The reason companies split stocks is to make their stocks appear inexpensive. If you own two shares of ABC and the company decides to split the stocks, you now own four shares of ABC. Each share costs you $5.00. Whether you have two shares before the split or four shares after the split, the total value of your stocks remain the same ($10). Splitting a stock increases the number of outstanding shares, which increases the liquidity of the stock. Ultimately this results in the bid/ask spread being different… yada..yada…These are the main reasons for a stock split.

As an investor, you shouldn’t let whether a stock appears to be “expensive or inexpensive” (in real value terms) affect if we buy a stock or not. What I mean is, just because one share is trading at $100, it doesn’t make its overvalued. Take GOOG for example, many people believed it was trading too high at $200, $300, $400, and now it’s trading upwards to $650. Similarly a stock trading at $1.00 is not necessarily inexpensive. Oftentimes traders won’t take a trade like GOOG because it’s trading so high. Then they end up buying junk stocks at $1 a share hoping they somehow sky rocket.

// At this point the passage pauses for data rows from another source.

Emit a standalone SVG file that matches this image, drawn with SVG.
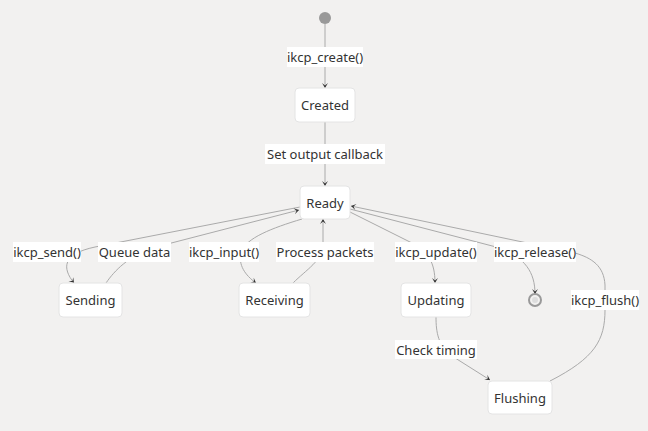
<svg xmlns="http://www.w3.org/2000/svg" width="648" height="431" viewBox="0 0 648 431">
<defs>
<style>
.bg{fill:#f2f1f0}
.node rect{fill:#ffffff;stroke:#e4e4e4;stroke-width:1}
.node text,.lbl text{font-family:"Noto Sans","Open Sans","Liberation Sans",sans-serif;font-size:13px;fill:#333;text-anchor:middle;dominant-baseline:central}
.edge{fill:none;stroke:#aaaaaa;stroke-width:1;marker-end:url(#arr)}
.lbl rect{fill:#ffffff}
</style>
<marker id="arr" viewBox="0 0 20 14" refX="19" refY="7" markerWidth="10" markerHeight="7" markerUnits="userSpaceOnUse" orient="auto">
<path d="M19,7 L9,13 L14,7 L9,1 Z" fill="#333"/>
</marker>
</defs>
<rect class="bg" width="648" height="431"/>
<g id="connectors">
<path class="edge" d="M325,24 L325,88"/>
<path class="edge" d="M325,122 L325,186"/>
<path class="edge" d="M300,207 L95,247 C62,254 62,268 74,283"/>
<path class="edge" d="M106,283 C115,270 128,257 152,248 L299,210"/>
<path class="edge" d="M302,219 C272,228 246,238 241,252 C238,265 245,275 256,283"/>
<path class="edge" d="M293,283 C306,270 323,260 323,245 L323,219"/>
<path class="edge" d="M350,212 L410,242 C428,251 435,262 435,283"/>
<path class="edge" d="M350,209 L500,248 C525,258 535,272 535,294"/>
<path class="edge" d="M550,381 C595,358 605,340 605,310 L605,285 C604,266 592,258 575,253 L351,206"/>
<path class="edge" d="M436,317 C436,332 438,346 452,356 L490,380"/>
</g>
<g id="start"><circle cx="325" cy="18" r="6" fill="#999"/></g>
<g id="end"><circle cx="535" cy="300" r="6" fill="#f2f1f0" stroke="#999" stroke-width="2"/><circle cx="535" cy="300" r="3" fill="#ddd"/></g>
<g id="Created" class="node"><rect x="295" y="88" width="60" height="34" rx="4"/><text x="325" y="105">Created</text></g>
<g id="Ready" class="node"><rect x="300" y="186" width="50" height="33" rx="4"/><text x="325" y="203">Ready</text></g>
<g id="Sending" class="node"><rect x="59" y="283" width="63" height="34" rx="4"/><text x="90.5" y="300">Sending</text></g>
<g id="Receiving" class="node"><rect x="239" y="283" width="71" height="34" rx="4"/><text x="274.5" y="300">Receiving</text></g>
<g id="Updating" class="node"><rect x="401" y="283" width="70" height="34" rx="4"/><text x="436" y="300">Updating</text></g>
<g id="Flushing" class="node"><rect x="488" y="381" width="64" height="33" rx="4"/><text x="520" y="398">Flushing</text></g>
<g id="labels">
<g class="lbl"><rect x="287" y="47" width="76" height="20"/><text x="325" y="57">ikcp_create()</text></g>
<g class="lbl"><rect x="265" y="144" width="120" height="20"/><text x="325" y="154">Set output callback</text></g>
<g class="lbl"><rect x="13" y="242" width="68" height="20"/><text x="47" y="252">ikcp_send()</text></g>
<g class="lbl"><rect x="98" y="242" width="73" height="20"/><text x="134.5" y="252">Queue data</text></g>
<g class="lbl"><rect x="189" y="242" width="70" height="20"/><text x="224" y="252">ikcp_input()</text></g>
<g class="lbl"><rect x="276" y="242" width="98" height="20"/><text x="325" y="252">Process packets</text></g>
<g class="lbl"><rect x="395" y="242" width="82" height="20"/><text x="436" y="252">ikcp_update()</text></g>
<g class="lbl"><rect x="494" y="242" width="82" height="20"/><text x="535" y="252">ikcp_release()</text></g>
<g class="lbl"><rect x="571" y="290" width="68" height="20"/><text x="605" y="300">ikcp_flush()</text></g>
<g class="lbl"><rect x="395" y="340" width="82" height="19"/><text x="436" y="349.5">Check timing</text></g>
</g>
</svg>
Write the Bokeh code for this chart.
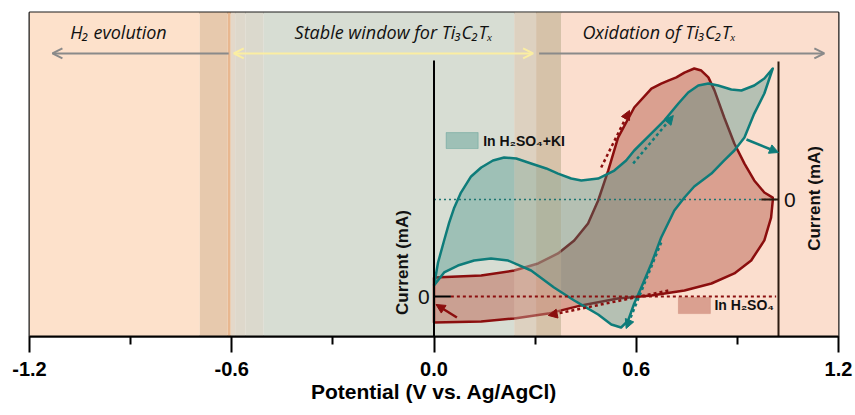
import math
from bokeh.plotting import figure
from bokeh.models import Range1d, Arrow, NormalHead, OpenHead, FixedTicker, CustomJSTickFormatter
from bokeh.core.properties import value
from bokeh.embed import file_html
from bokeh.resources import INLINE

# ---------------- data ----------------
x_ticks = [-1.2, -0.6, 0.0, 0.6, 1.2]
x_minor = [-0.9, -0.3, 0.3, 0.9]

# CV in H2SO4 (left current axis, arbitrary mA units)
red_fwd_v = [0.000, 0.140, 0.238, 0.309, 0.368, 0.416, 0.457, 0.487, 0.517, 0.546, 0.594, 0.645,
             0.674, 0.695, 0.719, 0.743, 0.772, 0.793, 0.814, 0.832, 0.861, 0.891, 0.921, 0.950,
             0.980, 1.005]
red_fwd_i = [0.083, 0.092, 0.114, 0.145, 0.189, 0.246, 0.320, 0.421, 0.553, 0.697, 0.829, 0.912,
             0.934, 0.947, 0.961, 0.982, 1.000, 0.991, 0.961, 0.904, 0.785, 0.671, 0.583, 0.509,
             0.456, 0.434]
red_rev_v = [1.005, 1.000, 0.980, 0.941, 0.891, 0.823, 0.743, 0.645, 0.546, 0.437, 0.339, 0.238,
             0.140, 0.000]
red_rev_i = [0.421, 0.346, 0.246, 0.158, 0.101, 0.057, 0.026, 0.004, -0.009, -0.039, -0.075, -0.096,
             -0.110, -0.114]

# CV in H2SO4 + KI (right current axis, arbitrary mA units)
teal_fwd_v = [0.000, 0.012, 0.030, 0.045, 0.059, 0.080, 0.110, 0.140, 0.175, 0.208, 0.244, 0.288,
              0.333, 0.368, 0.407, 0.437, 0.487, 0.535, 0.570, 0.594, 0.645, 0.683, 0.725, 0.754,
              0.784, 0.814, 0.843, 0.882, 0.912, 0.950, 0.980, 1.005]
teal_fwd_i = [-0.656, -0.481, -0.313, -0.176, -0.069, 0.053, 0.176, 0.244, 0.298, 0.321, 0.313, 0.275,
              0.237, 0.198, 0.160, 0.145, 0.160, 0.221, 0.298, 0.374, 0.504, 0.603, 0.733, 0.817,
              0.870, 0.885, 0.870, 0.840, 0.832, 0.870, 0.924, 1.000]
teal_rev_v = [1.005, 0.980, 0.950, 0.921, 0.891, 0.861, 0.823, 0.772, 0.743, 0.713, 0.674, 0.645,
              0.615, 0.594, 0.576, 0.555, 0.526, 0.487, 0.451, 0.416, 0.356, 0.288, 0.220, 0.169,
              0.119, 0.071, 0.030, 0.000]
teal_rev_i = [1.000, 0.809, 0.656, 0.473, 0.374, 0.298, 0.198, 0.099, 0.015, -0.084, -0.290, -0.489,
              -0.672, -0.794, -0.924, -0.977, -0.954, -0.878, -0.824, -0.771, -0.672, -0.542, -0.466, -0.450,
              -0.466, -0.504, -0.557, -0.656]

# potential regions (background bands)
band_left = [-1.2, -0.695, -0.612, -0.603, -0.59, -0.56, -0.505, 0.238, 0.303, 0.377]
band_right = [-0.695, -0.612, -0.603, -0.59, -0.56, -0.505, 0.238, 0.303, 0.377, 1.2]
band_colors = ["#fde1cb", "#e7c9ad", "#e8b78f", "#e4d8c9", "#ded8cb", "#dbd9cd", "#d7ddd3",
               "#ddd1c0", "#d6c2aa", "#fbdece"]

region_labels = ["H\u2082 evolution", "Stable window  for Ti\u2083C\u2082T\u2093", "Oxidation of Ti\u2083C\u2082T\u2093"]
region_label_x = [-0.936, -0.113, 0.668]

# scan-direction arrows: (x_start, y_start, x_end, y_end)
red_arrows_dotted = [(0.496, 0.566, 0.580, 0.816), (0.695, 0.026, 0.339, -0.083)]
red_arrows_solid = [(0.068, -0.092, 0.006, -0.035)]
teal_arrows_dotted = [(0.591, 0.275, 0.710, 0.641), (0.674, -0.328, 0.570, -0.985)]
teal_arrows_solid = [(0.927, 0.458, 1.022, 0.359)]

RED = "#8b0e0e"
TEAL = "#0e7c7a"
FONT = "Liberation Sans"

# ---------------- figure ----------------
p = figure(width=855, height=415, x_range=Range1d(-1.2, 1.2), y_range=Range1d(-0.1754, 1.2456),
           output_backend="svg", toolbar_location=None, y_axis_location=None,
           min_border_left=29, min_border_right=17, min_border_top=12, min_border_bottom=79)
p.extra_y_ranges = {"teal": Range1d(-1.0458, 1.4275)}
p.grid.visible = False
p.background_fill_color = "white"
p.outline_line_color = "#1a1a1a"
p.outline_line_width = 2

# bands
p.quad(left=band_left, right=band_right, bottom=-5, top=5, fill_color=band_colors, line_color=None)

# red CV fill and line
rx = red_fwd_v + red_rev_v
ry = red_fwd_i + red_rev_i
p.patch(rx, ry, fill_color="#c06e5c", fill_alpha=0.55, line_color=None)
p.line(rx + [rx[0]], ry + [ry[0]], line_color=RED, line_width=2.5, line_join="round")

# teal CV fill
tx = teal_fwd_v + teal_rev_v
ty = teal_fwd_i + teal_rev_i
p.patch(tx, ty, fill_color="#338980", fill_alpha=0.35, line_color=None, y_range_name="teal")

# transition-band tint over curves
p.quad(left=band_left[7:9], right=band_right[7:9], bottom=-5, top=5,
       fill_color=band_colors[7:9], fill_alpha=0.35, line_color=None)

p.line(tx + [tx[0]], ty + [ty[0]], line_color=TEAL, line_width=2.5, line_join="round", y_range_name="teal")

# zero lines
p.line([0.0, 1.022], [0, 0], line_color="#1d7571", line_width=1.5, line_dash="2 3", y_range_name="teal")
p.line([0.05, 1.015], [0, 0], line_color=RED, line_width=2, line_dash="3 3")
p.line([0.0, 0.05], [0, 0], line_color="black", line_width=2)
p.line([0.971, 1.022], [0, 0], line_color="#2b1a10", line_width=2, y_range_name="teal")

# inner current axes
p.line([0.0, 0.0], [-0.3, 1.035], line_color="black", line_width=2)
p.line([1.022, 1.022], [-0.3, 1.031], line_color="#2b1a10", line_width=2)

# legends
p.quad(left=[0.036], right=[0.131], bottom=[0.649], top=[0.719], fill_color="#338980", fill_alpha=0.35,
       line_color="#338980", line_alpha=0.3)
p.text(x=[0.146], y=[0.684], text=["In H\u2082SO\u2084+KI"], text_font=value(FONT),
       text_font_style="bold", text_font_size="14px", text_color="#111111",
       text_align="left", text_baseline="middle")
p.quad(left=[0.725], right=[0.820], bottom=[-0.075], top=[-0.004], fill_color="#c06e5c", fill_alpha=0.55,
       line_color="#c06e5c", line_alpha=0.3)
p.text(x=[0.832], y=[-0.039], text=["In H\u2082SO\u2084"], text_font=value(FONT),
       text_font_style="bold", text_font_size="14px", text_color="#111111",
       text_align="left", text_baseline="middle")

# axis texts inside
p.text(x=[-0.03], y=[0.0], text=["0"], text_font=value(FONT), text_font_size="21px",
       text_color="#111111", text_align="center", text_baseline="middle")
p.text(x=[1.056], y=[0.0], text=["0"], text_font=value(FONT), text_font_size="21px",
       text_color="#111111", text_align="center", text_baseline="middle", y_range_name="teal")
p.text(x=[-0.092], y=[0.149], text=["Current (mA)"], text_font=value(FONT),
       text_font_style="bold", text_font_size="17px", text_color="#111111", angle=math.pi / 2,
       text_align="center", text_baseline="middle")
p.text(x=[1.129], y=[0.008], text=["Current (mA)"], text_font=value(FONT),
       text_font_style="bold", text_font_size="17px", text_color="#111111", angle=math.pi / 2,
       text_align="center", text_baseline="middle", y_range_name="teal")

# region labels and arrows
p.text(x=region_label_x, y=[1.158] * 3, text=region_labels, text_font=value("Open Sans"),
       text_font_style="italic", text_font_size="18px", text_color="#111111",
       text_align="center", text_baseline="middle")
p.add_layout(Arrow(x_start=-0.609, y_start=1.066, x_end=-1.132, y_end=1.066, line_color="#8a8a8a",
                   line_width=2, end=OpenHead(size=10, line_color="#8a8a8a", line_width=2)))
p.add_layout(Arrow(x_start=-0.594, y_start=1.066, x_end=0.294, y_end=1.066, line_color="#fbeea2",
                   line_width=2, start=OpenHead(size=10, line_color="#fbeea2", line_width=2),
                   end=OpenHead(size=10, line_color="#fbeea2", line_width=2)))
p.add_layout(Arrow(x_start=0.312, y_start=1.066, x_end=1.158, y_end=1.066, line_color="#8a8a8a",
                   line_width=2, end=OpenHead(size=10, line_color="#8a8a8a", line_width=2)))

for (x0, y0, x1, y1) in red_arrows_dotted:
    p.add_layout(Arrow(x_start=x0, y_start=y0, x_end=x1, y_end=y1, line_color=RED, line_width=2.5,
                       line_dash="3 3", end=NormalHead(size=9, fill_color=RED, line_color=RED)))
for (x0, y0, x1, y1) in red_arrows_solid:
    p.add_layout(Arrow(x_start=x0, y_start=y0, x_end=x1, y_end=y1, line_color=RED, line_width=2.5,
                       end=NormalHead(size=9, fill_color=RED, line_color=RED)))
for (x0, y0, x1, y1) in teal_arrows_dotted:
    p.add_layout(Arrow(x_start=x0, y_start=y0, x_end=x1, y_end=y1, line_color=TEAL, line_width=2.5,
                       line_dash="3 3", y_range_name="teal",
                       end=NormalHead(size=9, fill_color=TEAL, line_color=TEAL)))
for (x0, y0, x1, y1) in teal_arrows_solid:
    p.add_layout(Arrow(x_start=x0, y_start=y0, x_end=x1, y_end=y1, line_color=TEAL, line_width=2.5,
                       y_range_name="teal", end=NormalHead(size=9, fill_color=TEAL, line_color=TEAL)))

# bottom axis
ax = p.xaxis[0]
ax.ticker = FixedTicker(ticks=x_ticks, minor_ticks=x_minor)
ax.formatter = CustomJSTickFormatter(code="return tick.toFixed(1);")
ax.axis_line_color = "black"
ax.axis_line_width = 2
ax.major_tick_line_color = "black"
ax.major_tick_line_width = 2
ax.major_tick_out = 16
ax.major_tick_in = 0
ax.minor_tick_line_color = "black"
ax.minor_tick_line_width = 2
ax.minor_tick_out = 8
ax.minor_tick_in = 0
ax.major_label_standoff = 9
ax.major_label_text_font = FONT
ax.major_label_text_font_style = "bold"
ax.major_label_text_font_size = "20px"
ax.major_label_text_color = "black"
ax.axis_label = "Potential (V vs. Ag/AgCl)"
ax.axis_label_text_font = FONT
ax.axis_label_text_font_style = "bold"
ax.axis_label_text_font_size = "21px"
ax.axis_label_text_color = "black"
ax.axis_label_standoff = 1

open("out.html", "w").write(file_html(p, INLINE))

It’s better to buy a stock you know has a fairly good chance of going up in value than blindly buying cheap (monetary value) stocks and hoping that they go up. When I first started trading stocks, I took the idiot approach and bought cheap stocks instead of quality stocks. I ended up getting burned many times.


Nick M. said...


So true. Many people do not realize that the stocks actual trading dollar value is not a true indicator of whether it is expensive or not. You are right about cheap stocks. Cheap stocks are usually cheap for a reason and it is usually not a good one. Still, as a trade (and if you are careful), there is money to be made in stocks of all prices, even the low priced varieties.